|An image of Werther's letters
from a BLO promotional video
For hundreds of years, the primary mode of communication between people separated by distance was letters. Correspondence was an art and a pastime, a way to articulate emotions, deliver information, and even philosophize or theorize on the great questions of the day. The collected letters of great writers, thinkers, artists, and statesmen provide clues and insight to their thought processes and inner lives that are invaluable to researchers and readers alike.
Beyond real-world correspondence, letters have also become part of art in an integral way. Literature, theater, and opera are full of examples of crucial letters that go astray, are mis-delivered, arrive too late (or too early), and therefore provide critical dramatic moments. The prevalence of letters also gave rise to the form of the epistolary novel, in which the central story is told through documents (usually letters), rather than through a traditional first- or third-person narrative. Goethe’s The Sorrows of Young Werther is a prime example of the epistolary novel, and even helped give the genre its popularity.
How else can letters bring a story to life? Here are a few examples:
|Kiera Knightley in the 2005 film.|
Pride and Prejudice
Probably the most beloved of Jane Austen’s novels, Pride and Prejudice in many ways revolves around the information disclosed through letters throughout the novel. Two of the letters especially tend to get hearts beating faster as the romance between Mr. Darcy and Elizabeth clicks into place. First, Mr. Darcy’s long letter to Elizabeth after she refuses his offer of marriage explains his actions and causes Elizabeth to doubt her initial impression of him as cold-hearted and aloof.
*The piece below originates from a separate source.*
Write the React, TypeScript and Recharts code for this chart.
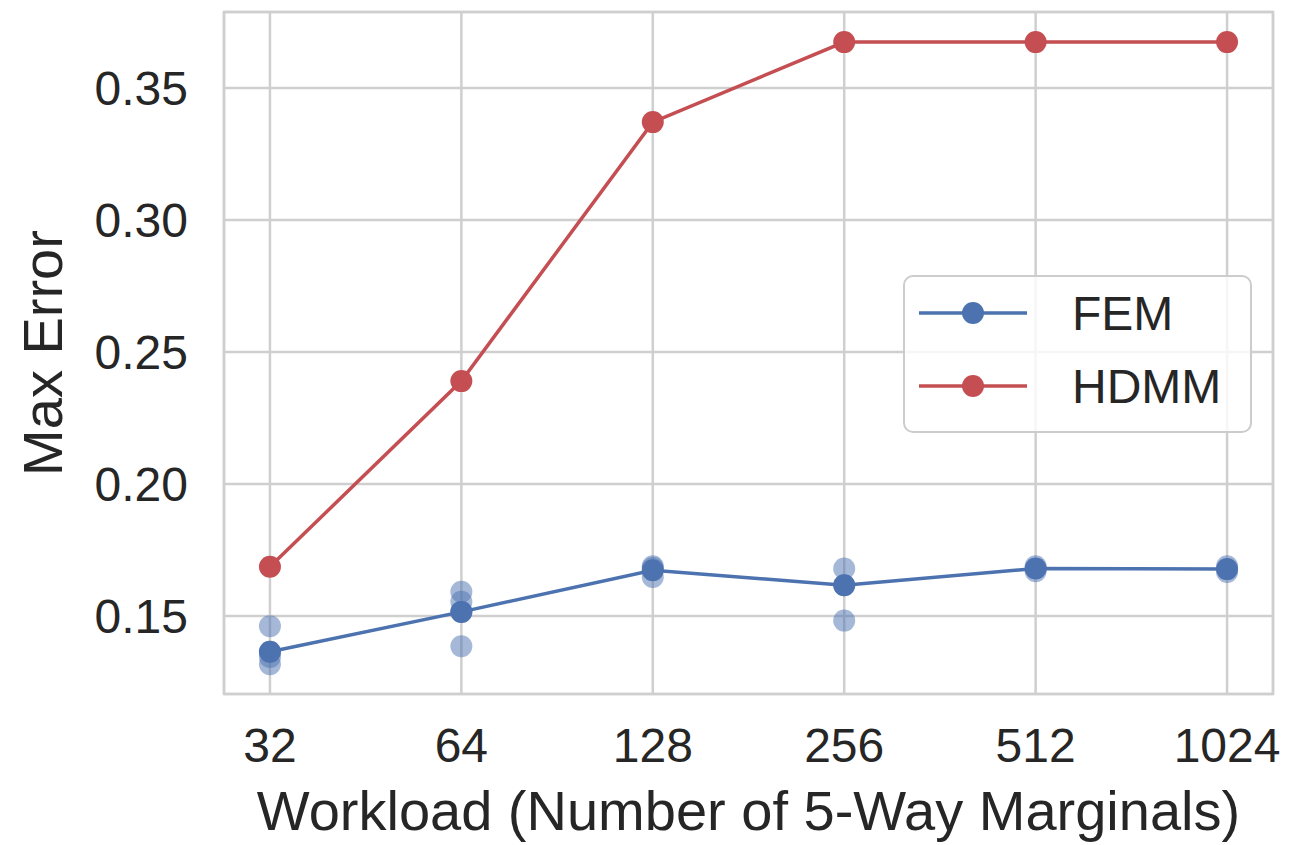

Later in the novel, Elizabeth reads from her aunt that Mr. Darcy arranged for her silly youngest sister to marry the roguish Mr. Wickham and her heart races—because she knows it is evidence of his feelings for her. Will they find their way to one another?!
|Glenn Close, John Malkovich
and Michelle Pfeiffer for the 1988 film, Dangerous Liaisons
Les Liaisons Dangereuses
Another famous epistolary novel, written by Pierre Choderlos de Laclos, Les Liaisons Dangereuses tells the story of the deceitful and cruel Marquise de Merteuil and the Vicomte de Valmont through a series of letters by various characters written to one another. The book, published in 1782 amidst the decadence of the French aristocracy, caused a scandal at its depictions of amoral characters and their romantic games. It has been adapted for stage, opera, film, television, ballet, and more!
There are many examples of crucial letters (and messengers) in Shakespeare’s plays, but perhaps none sets off so dramatic a chain of events than Macbeth’s letter to Lady Macbeth near the beginning of the play. The scene opens with Lady Macbeth reading Macbeth’s tale of encountering the three witches and their strange prophecy that Macbeth will be Thane of Cawdor and then King. Lady Macbeth, in a monologue for the ages (that also coined the phrase “the milk of human kindness”), immediately knows what to do: kill the king while he sleeps and seize the crown.
In both the original Pushkin verse novel and the Tchaikovsky opera, Tatiana’s letter scene is a masterpiece of emotion. Tatiana is a young, impressionable girl who has fallen in love with the dashing and cynical Eugene Onegin. Despite the mores of the time and the difference in their social status, Tatiana takes a chance and bares her soul to Onegin through a letter, confessing her love. Onegin, though flattered, does not reciprocate—a decision that comes back to haunt him later.
How are composers and writers using letters today in theater? Look no further than the hottest ticket currently on Broadway, Lin-Manuel Miranda’s Hamilton. The story of founding father Alexander Hamilton told through the modern genres of hip-hop and R&B, with strong influences of the Broadway musical (all with a multi-racial, diverse cast), letters play another crucial role throughout in voicing the characters’ inner feelings, and in advancing the plot. Alexander woos his future wife, Eliza, through a series of love letters; later, his witty, flirtatious correspondence (and a crucially misplaced comma) makes another woman who loves him wonder about his true heart. Letters also provide major dramatic turns in the story; when Alexander has an affair, he is blackmailed via letter by the woman’s husband and his own wife retaliates by burning all of her saved letters. And finally, Alexander and his nemesis, Aaron Burr, exchange a heated series of letters that leads to their fateful duel.